## [Objective]
Starting at the first line of the entries, extract each line up to and including the one that contains "Range1d(14 / 82.2", but leave out the pictures.

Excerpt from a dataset
=======

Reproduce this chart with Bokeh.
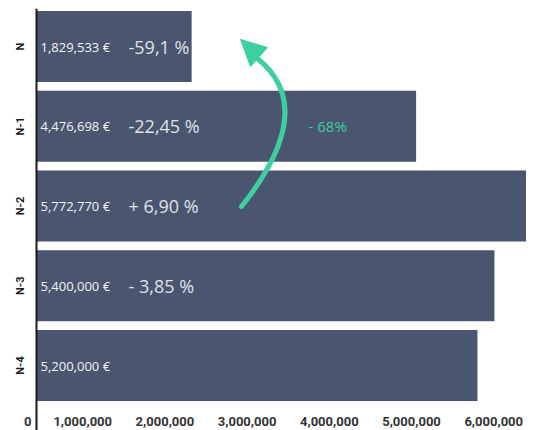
import math
from bokeh.plotting import figure
from bokeh.models import ColumnDataSource, Range1d, FixedTicker, Span
from bokeh.core.properties import value
from bokeh.embed import file_html
from bokeh.resources import INLINE

# ---- data ----
categories = ["N-4", "N-3", "N-2", "N-1", "N"]
revenues = [5200000, 5400000, 5772770, 4476698, 1829533]
value_labels = ["5,200,000 €", "5,400,000 €", "5,772,770 €", "4,476,698 €", "1,829,533 €"]
change_labels = ["", "- 3,85 %", "+ 6,90 %", "-22,45 %", "-59,1 %"]
x_tick_values = [1000000, 2000000, 3000000, 4000000, 5000000, 6000000]
x_tick_labels = ["1,000,000", "2,000,000", "3,000,000", "4,000,000", "5,000,000", "6,000,000"]
zero_label = "0"
total_change_label = "- 68%"

BAR = "#4a5570"
TEAL = "#3dcf9d"

ypos = list(range(len(categories)))

# pixel geometry helpers (frame: x 14..538, y 8..430 on the page; value 0 at x=36)
PX_PER_M = 84.8
def dx(px):
    return (px - 36) / PX_PER_M * 1e6
def dy(py):
    return (365 - py) / 79.75

p = figure(width=538, height=430, output_backend="svg", toolbar_location=None,
           x_range=Range1d(dx(14), dx(538)), y_range=Range1d(dy(430), dy(8)),
           min_border_left=14, min_border_right=0, min_border_top=8, min_border_bottom=0)
# scale of the (offset) labels of the bottom scale
p.extra_x_ranges = {"ticks": Range1d(14 / 82.2 * 1e6, 538 / 82.2 * 1e6)}

p.xaxis.visible = False
p.xgrid.visible = False
p.ygrid.visible = False
p.outline_line_color = None
p.background_fill_color = "white"
p.border_fill_color = "white"

ax = p.yaxis[0]
ax.ticker = FixedTicker(ticks=ypos)
ax.major_label_overrides = {float(i): c for i, c in zip(ypos, categories)}
ax.major_label_orientation = "vertical"
ax.major_tick_line_color = None
ax.minor_tick_line_color = None
ax.major_tick_out = 0
ax.major_tick_in = 0
ax.axis_line_color = None
ax.major_label_standoff = -12
ax.major_label_text_font = "Roboto"
ax.major_label_text_font_style = "bold"
ax.major_label_text_font_size = "11px"
ax.major_label_text_color = "#1a1a1a"

# value axis base line
p.add_layout(Span(location=0, dimension="height", line_width=2, line_color="#1a1a1a"))

src = ColumnDataSource(dict(y=ypos, v=revenues, vl=value_labels, cl=change_labels,
                            x0=[0] * len(ypos)))
p.hbar(y="y", left=0, right="v", height=0.89, source=src, fill_color=BAR,
       line_color=None)

p.text(x="x0", y="y", text="vl", source=src, x_offset=4, text_align="left",
       text_baseline="middle", text_font=value("Open Sans"), text_font_size="13px",
       text_color="#f2f3f7")
p.text(x="x0", y="y", text="cl", source=src, x_offset=92, text_align="left",
       text_baseline="middle", text_font=value("Open Sans"), text_font_size="18px",
       text_color="#dfe2ea")

# bottom scale labels
tsrc = ColumnDataSource(dict(x=x_tick_values, t=x_tick_labels, y=[dy(421)] * len(x_tick_values)))
p.text(x="x", y="y", text="t", source=tsrc, x_range_name="ticks", text_align="center",
       text_baseline="middle", text_font=value("Roboto"), text_font_style="bold",
       text_font_size="13px", text_color="#333333")
p.text(x=[0], y=[dy(421)], text=[zero_label], x_offset=-5, text_align="right",
       text_baseline="middle", text_font=value("Roboto"), text_font_style="bold",
       text_font_size="13px", text_color="#333333")

# total change annotation
p.text(x=[dx(308)], y=[ypos[3]], text=[total_change_label], text_align="left",
       text_baseline="middle", text_font=value("Open Sans"), text_font_size="15px",
       text_color=TEAL)

# curved arrow
p.quadratic(x0=[dx(241)], y0=[dy(206)], x1=[dx(257)], y1=[dy(58)],
            cx=[dx(319)], cy=[dy(108)], line_color=TEAL, line_width=5, line_cap="round")
p.patch(x=[dx(240), dx(250), dx(267)], y=[dy(39), dy(66), dy(47)],
        fill_color=TEAL, line_color=TEAL, line_width=1, line_join="round")

open("out.html", "w").write(file_html(p, INLINE))
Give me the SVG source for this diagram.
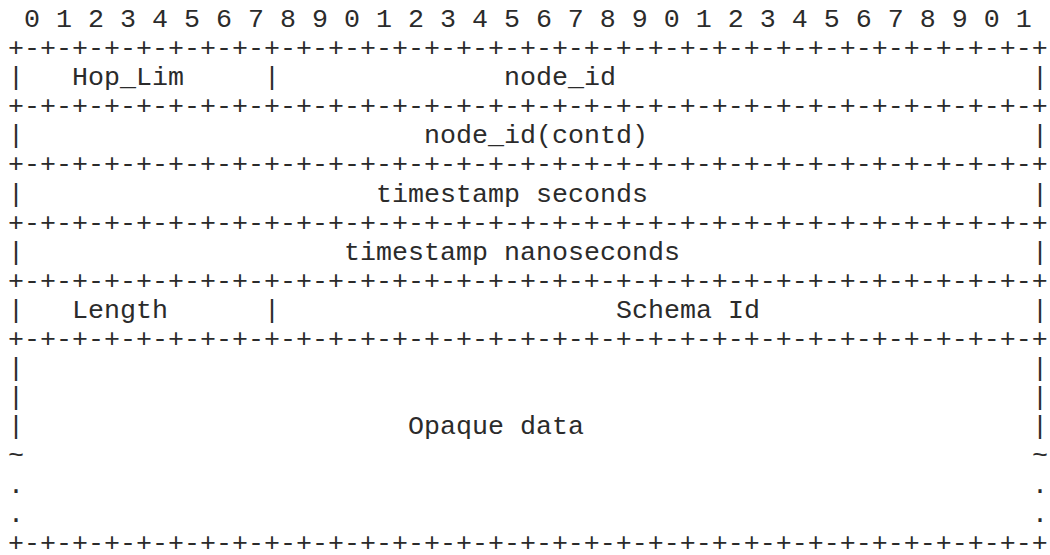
<svg xmlns="http://www.w3.org/2000/svg" width="1050" height="555" viewBox="0 0 1050 555">
<style>
.t{font-family:"Liberation Mono","DejaVu Sans Mono",monospace;font-size:26.667px;fill:#2b2b2b;white-space:pre}
</style>
<rect width="1050" height="555" fill="#ffffff"/>
<g id="header"><text class="t" x="8" y="27" xml:space="preserve"> 0 1 2 3 4 5 6 7 8 9 0 1 2 3 4 5 6 7 8 9 0 1 2 3 4 5 6 7 8 9 0 1</text></g>
<g id="borders">
<text class="t" x="8" y="56">+-+-+-+-+-+-+-+-+-+-+-+-+-+-+-+-+-+-+-+-+-+-+-+-+-+-+-+-+-+-+-+-+</text>
<text class="t" x="8" y="114.2">+-+-+-+-+-+-+-+-+-+-+-+-+-+-+-+-+-+-+-+-+-+-+-+-+-+-+-+-+-+-+-+-+</text>
<text class="t" x="8" y="172.4">+-+-+-+-+-+-+-+-+-+-+-+-+-+-+-+-+-+-+-+-+-+-+-+-+-+-+-+-+-+-+-+-+</text>
<text class="t" x="8" y="230.6">+-+-+-+-+-+-+-+-+-+-+-+-+-+-+-+-+-+-+-+-+-+-+-+-+-+-+-+-+-+-+-+-+</text>
<text class="t" x="8" y="288.8">+-+-+-+-+-+-+-+-+-+-+-+-+-+-+-+-+-+-+-+-+-+-+-+-+-+-+-+-+-+-+-+-+</text>
<text class="t" x="8" y="347">+-+-+-+-+-+-+-+-+-+-+-+-+-+-+-+-+-+-+-+-+-+-+-+-+-+-+-+-+-+-+-+-+</text>
<text class="t" x="8" y="550.6">+-+-+-+-+-+-+-+-+-+-+-+-+-+-+-+-+-+-+-+-+-+-+-+-+-+-+-+-+-+-+-+-+</text>
</g>
<g id="row-hoplim">
<text class="t" x="8" y="85.1">|</text><text class="t" x="72" y="85.1">Hop_Lim</text><text class="t" x="264" y="85.1">|</text><text class="t" x="504" y="85.1">node_id</text><text class="t" x="1032" y="85.1">|</text>
</g>
<g id="row-nodeid-contd">
<text class="t" x="8" y="143.3">|</text><text class="t" x="424" y="143.3">node_id(contd)</text><text class="t" x="1032" y="143.3">|</text>
</g>
<g id="row-ts-sec">
<text class="t" x="8" y="201.5">|</text><text class="t" x="376" y="201.5">timestamp seconds</text><text class="t" x="1032" y="201.5">|</text>
</g>
<g id="row-ts-nsec">
<text class="t" x="8" y="259.7">|</text><text class="t" x="344" y="259.7">timestamp nanoseconds</text><text class="t" x="1032" y="259.7">|</text>
</g>
<g id="row-length">
<text class="t" x="8" y="317.9">|</text><text class="t" x="72" y="317.9">Length</text><text class="t" x="264" y="317.9">|</text><text class="t" x="616" y="317.9">Schema Id</text><text class="t" x="1032" y="317.9">|</text>
</g>
<g id="row-opaque">
<text class="t" x="8" y="376.1">|</text><text class="t" x="1032" y="376.1">|</text>
<text class="t" x="8" y="405.2">|</text><text class="t" x="1032" y="405.2">|</text>
<text class="t" x="8" y="434.3">|</text><text class="t" x="408" y="434.3">Opaque data</text><text class="t" x="1032" y="434.3">|</text>
<text class="t" x="8" y="463.4">~</text><text class="t" x="1032" y="463.4">~</text>
<text class="t" x="8" y="492.5">.</text><text class="t" x="1032" y="492.5">.</text>
<text class="t" x="8" y="521.6">.</text><text class="t" x="1032" y="521.6">.</text>
</g>
</svg>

=======

## [Problem solution]
Reproduce this chart with Bokeh.
import math
from bokeh.plotting import figure
from bokeh.models import ColumnDataSource, Range1d, FixedTicker, Span
from bokeh.core.properties import value
from bokeh.embed import file_html
from bokeh.resources import INLINE

# ---- data ----
categories = ["N-4", "N-3", "N-2", "N-1", "N"]
revenues = [5200000, 5400000, 5772770, 4476698, 1829533]
value_labels = ["5,200,000 €", "5,400,000 €", "5,772,770 €", "4,476,698 €", "1,829,533 €"]
change_labels = ["", "- 3,85 %", "+ 6,90 %", "-22,45 %", "-59,1 %"]
x_tick_values = [1000000, 2000000, 3000000, 4000000, 5000000, 6000000]
x_tick_labels = ["1,000,000", "2,000,000", "3,000,000", "4,000,000", "5,000,000", "6,000,000"]
zero_label = "0"
total_change_label = "- 68%"

BAR = "#4a5570"
TEAL = "#3dcf9d"

ypos = list(range(len(categories)))

# pixel geometry helpers (frame: x 14..538, y 8..430 on the page; value 0 at x=36)
PX_PER_M = 84.8
def dx(px):
    return (px - 36) / PX_PER_M * 1e6
def dy(py):
    return (365 - py) / 79.75

p = figure(width=538, height=430, output_backend="svg", toolbar_location=None,
           x_range=Range1d(dx(14), dx(538)), y_range=Range1d(dy(430), dy(8)),
           min_border_left=14, min_border_right=0, min_border_top=8, min_border_bottom=0)
# scale of the (offset) labels of the bottom scale
p.extra_x_ranges = {"ticks": Range1d(14 / 82.2 * 1e6, 538 / 82.2 * 1e6)}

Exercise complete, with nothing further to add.